The German Education and Science Workers’ Union (GEW), which represents thousands of teachers among its 260,000 members, condemned the case on Tuesday.
“A ban on full body veils is a move in completely the wrong direction,” spokesperson Ilka Hoffmann told the Neue Osnabrücker Zeitung.
“We cannot exclude women from education just because they are wearing the burqa or niqab.”
She said that school is a safe space where girls who may wish not to wear the veil can gain confidence to make their own choice, adding: “We should encourage this kind of transformation process, not hinder it.”
But the union does support a ban on teachers wearing burqas or niqabs, arguing that as representatives of the German state they must abide by its secular rules.
German politicians continue debate the possibility of a France-style “burqa ban” but critics say the controversial law would violate the right to religious freedom enshrined in the country’s constitution.
The right-wing CDU and CSU parties are currently drafting proposals to forbid full-face veils in certain public spaces as part of anti-extremism policy.
Two influential German legal associations have also been calling for headscarves to be banned for judges and lawyers to uphold “neutrality” in court.
Thomas de Maiziere, the interior minister, said he would be in favour of banning facial coverings for women in the public sector, including universities, schools, the civil service and judiciary.
Chancellor Angela Merkel also inferred she would support the move, saying that a “completely covered woman has almost no chance of integrating herself in Germany”.
Opposition parties have criticised a prospective ban, saying it is a distraction from the “real issues” of integration and radicalisation, and is alienating Muslims and spreading hate.
There have already been several controversial cases in schools, where uniform rules may be drawn up by each state, and many have regulations for teachers.
The interior ministry in Hesse argues that a full veil can be seen as an “indication of attitudes in opposition to the values of the Western world” and could “endanger neutrality.”

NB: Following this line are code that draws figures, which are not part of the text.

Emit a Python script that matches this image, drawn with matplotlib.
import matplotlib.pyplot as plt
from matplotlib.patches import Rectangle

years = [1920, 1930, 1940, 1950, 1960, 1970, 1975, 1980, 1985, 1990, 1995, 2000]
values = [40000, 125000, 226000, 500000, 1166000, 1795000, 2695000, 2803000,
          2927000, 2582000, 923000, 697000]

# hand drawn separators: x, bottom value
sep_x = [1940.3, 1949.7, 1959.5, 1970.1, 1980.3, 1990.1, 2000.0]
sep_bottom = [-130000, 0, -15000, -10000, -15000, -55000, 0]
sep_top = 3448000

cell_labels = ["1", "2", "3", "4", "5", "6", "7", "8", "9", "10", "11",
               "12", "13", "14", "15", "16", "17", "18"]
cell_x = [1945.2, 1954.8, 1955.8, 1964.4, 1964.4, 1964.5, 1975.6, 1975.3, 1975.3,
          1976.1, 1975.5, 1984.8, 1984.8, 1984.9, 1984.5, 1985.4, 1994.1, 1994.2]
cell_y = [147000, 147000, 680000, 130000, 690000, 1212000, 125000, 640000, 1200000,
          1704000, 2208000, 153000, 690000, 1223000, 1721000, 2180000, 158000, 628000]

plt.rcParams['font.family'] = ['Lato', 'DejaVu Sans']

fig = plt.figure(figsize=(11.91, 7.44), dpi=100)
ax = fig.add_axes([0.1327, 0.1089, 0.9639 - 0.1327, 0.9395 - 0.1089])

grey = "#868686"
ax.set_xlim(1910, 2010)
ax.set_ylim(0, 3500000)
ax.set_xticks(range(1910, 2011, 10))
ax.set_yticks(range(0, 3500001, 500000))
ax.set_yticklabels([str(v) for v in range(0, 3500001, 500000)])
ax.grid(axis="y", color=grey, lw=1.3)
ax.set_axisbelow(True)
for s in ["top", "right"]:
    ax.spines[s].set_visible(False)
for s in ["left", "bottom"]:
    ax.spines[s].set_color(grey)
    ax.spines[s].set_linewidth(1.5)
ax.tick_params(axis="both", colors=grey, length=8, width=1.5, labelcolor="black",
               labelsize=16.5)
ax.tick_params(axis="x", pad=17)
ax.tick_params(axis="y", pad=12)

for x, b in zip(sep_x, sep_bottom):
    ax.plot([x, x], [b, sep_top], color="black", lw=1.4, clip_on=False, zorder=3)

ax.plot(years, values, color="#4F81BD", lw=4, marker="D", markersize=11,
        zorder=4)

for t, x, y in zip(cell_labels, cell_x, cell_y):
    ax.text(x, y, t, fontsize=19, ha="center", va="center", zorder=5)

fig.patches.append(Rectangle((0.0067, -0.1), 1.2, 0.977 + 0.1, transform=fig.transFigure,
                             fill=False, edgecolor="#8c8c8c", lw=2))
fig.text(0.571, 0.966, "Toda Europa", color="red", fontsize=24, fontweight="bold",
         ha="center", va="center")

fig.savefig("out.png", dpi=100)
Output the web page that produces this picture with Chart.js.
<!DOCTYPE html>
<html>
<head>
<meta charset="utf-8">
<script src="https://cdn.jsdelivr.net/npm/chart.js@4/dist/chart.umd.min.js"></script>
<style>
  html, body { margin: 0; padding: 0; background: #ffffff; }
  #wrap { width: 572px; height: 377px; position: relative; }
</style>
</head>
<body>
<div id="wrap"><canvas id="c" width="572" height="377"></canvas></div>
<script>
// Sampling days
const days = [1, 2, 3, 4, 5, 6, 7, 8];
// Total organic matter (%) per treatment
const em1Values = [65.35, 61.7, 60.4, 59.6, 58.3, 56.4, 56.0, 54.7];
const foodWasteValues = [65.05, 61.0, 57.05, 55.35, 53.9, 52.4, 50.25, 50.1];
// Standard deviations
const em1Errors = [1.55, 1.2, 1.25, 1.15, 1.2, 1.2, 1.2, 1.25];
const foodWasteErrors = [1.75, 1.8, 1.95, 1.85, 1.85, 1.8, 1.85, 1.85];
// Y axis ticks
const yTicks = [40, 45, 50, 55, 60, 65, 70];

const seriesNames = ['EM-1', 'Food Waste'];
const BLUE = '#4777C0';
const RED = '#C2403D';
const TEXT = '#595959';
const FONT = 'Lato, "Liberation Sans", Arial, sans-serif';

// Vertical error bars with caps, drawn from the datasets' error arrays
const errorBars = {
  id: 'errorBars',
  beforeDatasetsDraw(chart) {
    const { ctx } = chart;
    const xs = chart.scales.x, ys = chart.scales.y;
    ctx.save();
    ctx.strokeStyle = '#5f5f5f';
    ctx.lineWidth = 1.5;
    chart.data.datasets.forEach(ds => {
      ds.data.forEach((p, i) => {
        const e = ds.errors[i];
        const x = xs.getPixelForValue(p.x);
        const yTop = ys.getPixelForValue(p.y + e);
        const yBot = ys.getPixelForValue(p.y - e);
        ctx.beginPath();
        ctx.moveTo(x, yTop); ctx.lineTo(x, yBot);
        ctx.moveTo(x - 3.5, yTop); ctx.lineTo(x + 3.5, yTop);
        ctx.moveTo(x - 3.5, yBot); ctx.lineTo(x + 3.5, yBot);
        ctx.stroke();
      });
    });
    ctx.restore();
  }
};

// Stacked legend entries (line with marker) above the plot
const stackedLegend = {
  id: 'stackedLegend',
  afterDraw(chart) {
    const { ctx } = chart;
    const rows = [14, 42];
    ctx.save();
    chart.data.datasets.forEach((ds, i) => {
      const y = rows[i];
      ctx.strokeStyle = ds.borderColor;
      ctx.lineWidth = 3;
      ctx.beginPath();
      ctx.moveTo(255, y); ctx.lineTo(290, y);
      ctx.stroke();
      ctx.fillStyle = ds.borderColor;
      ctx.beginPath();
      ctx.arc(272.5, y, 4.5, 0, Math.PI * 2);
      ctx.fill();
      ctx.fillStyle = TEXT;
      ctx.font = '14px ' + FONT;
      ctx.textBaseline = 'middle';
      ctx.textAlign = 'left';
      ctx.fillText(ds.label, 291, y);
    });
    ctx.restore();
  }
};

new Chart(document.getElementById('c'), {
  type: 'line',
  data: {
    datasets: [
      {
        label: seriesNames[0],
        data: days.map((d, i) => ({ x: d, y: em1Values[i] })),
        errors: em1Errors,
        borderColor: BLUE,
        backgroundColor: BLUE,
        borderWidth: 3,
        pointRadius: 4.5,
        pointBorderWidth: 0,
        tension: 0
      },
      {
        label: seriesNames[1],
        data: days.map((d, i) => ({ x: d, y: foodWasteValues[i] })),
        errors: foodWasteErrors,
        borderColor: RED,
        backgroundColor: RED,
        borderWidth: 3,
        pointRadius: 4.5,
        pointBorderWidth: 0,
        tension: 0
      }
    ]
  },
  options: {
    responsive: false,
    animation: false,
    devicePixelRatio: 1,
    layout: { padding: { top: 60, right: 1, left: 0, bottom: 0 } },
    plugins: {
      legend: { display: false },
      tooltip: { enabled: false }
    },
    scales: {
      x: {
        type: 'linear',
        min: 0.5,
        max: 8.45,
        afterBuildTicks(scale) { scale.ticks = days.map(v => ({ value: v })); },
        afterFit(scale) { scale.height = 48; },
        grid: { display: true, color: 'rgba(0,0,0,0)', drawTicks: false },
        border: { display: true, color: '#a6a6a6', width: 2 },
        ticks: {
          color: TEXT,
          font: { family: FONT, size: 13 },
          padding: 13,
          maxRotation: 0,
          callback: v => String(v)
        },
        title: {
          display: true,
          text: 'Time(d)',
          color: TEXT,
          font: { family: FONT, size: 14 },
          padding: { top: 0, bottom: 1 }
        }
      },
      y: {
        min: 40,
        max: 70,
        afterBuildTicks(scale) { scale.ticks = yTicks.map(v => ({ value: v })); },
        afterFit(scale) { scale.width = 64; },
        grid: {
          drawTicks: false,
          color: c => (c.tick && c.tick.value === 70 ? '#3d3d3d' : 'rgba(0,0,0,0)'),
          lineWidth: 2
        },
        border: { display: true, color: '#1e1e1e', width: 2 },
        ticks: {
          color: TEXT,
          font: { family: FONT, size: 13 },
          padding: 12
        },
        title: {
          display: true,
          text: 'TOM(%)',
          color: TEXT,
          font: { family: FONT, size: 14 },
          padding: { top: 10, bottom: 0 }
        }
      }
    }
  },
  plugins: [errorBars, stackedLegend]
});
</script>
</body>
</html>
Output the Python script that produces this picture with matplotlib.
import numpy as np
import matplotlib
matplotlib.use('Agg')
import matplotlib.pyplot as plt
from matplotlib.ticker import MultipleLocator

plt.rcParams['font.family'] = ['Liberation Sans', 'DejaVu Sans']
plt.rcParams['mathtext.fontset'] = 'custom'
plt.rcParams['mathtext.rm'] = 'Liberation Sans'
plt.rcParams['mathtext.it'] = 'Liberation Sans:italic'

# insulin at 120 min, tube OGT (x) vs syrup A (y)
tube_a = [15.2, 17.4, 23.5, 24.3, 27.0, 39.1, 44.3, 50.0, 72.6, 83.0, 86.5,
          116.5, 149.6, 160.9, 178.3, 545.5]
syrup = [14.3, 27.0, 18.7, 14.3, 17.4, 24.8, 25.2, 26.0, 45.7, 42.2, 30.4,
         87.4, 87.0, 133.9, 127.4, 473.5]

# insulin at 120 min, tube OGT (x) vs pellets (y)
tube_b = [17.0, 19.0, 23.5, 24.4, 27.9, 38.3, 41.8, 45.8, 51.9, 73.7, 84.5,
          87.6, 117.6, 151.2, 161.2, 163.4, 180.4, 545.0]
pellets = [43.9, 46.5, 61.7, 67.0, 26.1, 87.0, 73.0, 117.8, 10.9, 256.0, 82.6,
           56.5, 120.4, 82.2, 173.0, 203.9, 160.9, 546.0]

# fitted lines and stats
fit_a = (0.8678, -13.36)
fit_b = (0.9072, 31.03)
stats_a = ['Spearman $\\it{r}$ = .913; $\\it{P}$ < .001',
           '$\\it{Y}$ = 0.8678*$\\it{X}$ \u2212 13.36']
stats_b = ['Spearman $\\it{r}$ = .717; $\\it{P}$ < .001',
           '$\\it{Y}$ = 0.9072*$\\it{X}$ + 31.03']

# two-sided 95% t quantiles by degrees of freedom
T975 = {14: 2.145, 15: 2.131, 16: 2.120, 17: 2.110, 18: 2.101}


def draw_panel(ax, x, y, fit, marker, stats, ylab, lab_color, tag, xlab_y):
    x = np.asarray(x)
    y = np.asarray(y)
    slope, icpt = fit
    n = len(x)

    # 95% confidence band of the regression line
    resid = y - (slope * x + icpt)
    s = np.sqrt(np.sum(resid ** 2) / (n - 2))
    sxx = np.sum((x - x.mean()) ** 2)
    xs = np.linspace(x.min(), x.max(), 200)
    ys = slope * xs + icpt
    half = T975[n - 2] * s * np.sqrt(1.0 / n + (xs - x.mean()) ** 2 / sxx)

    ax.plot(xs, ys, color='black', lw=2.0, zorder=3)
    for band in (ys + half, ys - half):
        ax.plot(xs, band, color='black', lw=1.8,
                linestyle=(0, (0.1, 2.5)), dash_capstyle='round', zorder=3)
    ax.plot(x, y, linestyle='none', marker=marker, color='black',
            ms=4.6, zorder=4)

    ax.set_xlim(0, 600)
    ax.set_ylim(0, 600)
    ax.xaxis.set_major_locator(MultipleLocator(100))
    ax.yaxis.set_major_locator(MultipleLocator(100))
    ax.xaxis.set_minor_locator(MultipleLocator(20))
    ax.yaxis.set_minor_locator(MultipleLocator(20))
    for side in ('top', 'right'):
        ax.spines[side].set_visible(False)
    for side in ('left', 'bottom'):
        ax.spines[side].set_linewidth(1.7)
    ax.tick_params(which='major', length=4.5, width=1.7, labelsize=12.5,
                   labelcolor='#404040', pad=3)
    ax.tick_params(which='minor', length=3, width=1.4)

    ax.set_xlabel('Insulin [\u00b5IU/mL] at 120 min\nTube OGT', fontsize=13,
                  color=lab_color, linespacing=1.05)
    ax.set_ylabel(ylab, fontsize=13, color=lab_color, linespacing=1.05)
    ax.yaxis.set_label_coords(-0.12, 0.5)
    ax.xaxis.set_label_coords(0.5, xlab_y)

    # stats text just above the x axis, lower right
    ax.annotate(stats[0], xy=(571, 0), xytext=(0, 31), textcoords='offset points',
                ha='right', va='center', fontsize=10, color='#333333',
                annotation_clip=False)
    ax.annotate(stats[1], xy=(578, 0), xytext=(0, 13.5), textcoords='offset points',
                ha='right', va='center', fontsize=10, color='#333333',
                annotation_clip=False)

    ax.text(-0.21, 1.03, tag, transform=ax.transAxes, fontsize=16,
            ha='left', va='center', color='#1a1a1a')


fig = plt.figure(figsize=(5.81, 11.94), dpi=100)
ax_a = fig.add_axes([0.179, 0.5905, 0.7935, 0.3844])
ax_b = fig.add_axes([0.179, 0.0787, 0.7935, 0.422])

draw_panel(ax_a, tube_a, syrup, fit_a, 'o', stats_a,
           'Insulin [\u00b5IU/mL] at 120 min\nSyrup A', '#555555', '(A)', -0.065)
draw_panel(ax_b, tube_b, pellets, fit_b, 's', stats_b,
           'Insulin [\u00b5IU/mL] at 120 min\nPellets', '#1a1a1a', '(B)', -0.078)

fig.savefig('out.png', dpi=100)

In 2014, a young Muslim student had her acceptance on a vocational course in Bavaria revoked after she arrived for her first lesson wearing a niqab.
A court upheld the move, arguing that the facial veil was an “objective obstacle to teaching” and caused communication difficulties, Der Spiegel reported.
A teaching student in Giessen dropped out of university after being ordered not to wear her veil, while another young Muslim woman left her university after three years during which she had worn a niqab in protest after it changed its rules.
In 2014 the Bundestag decreed that “there is no right in public spaces to be protected from religious influences” on account of the country's secular constitution, shortly after the European Court of Human Rights confirmed it was legal for France to ban full-body veils.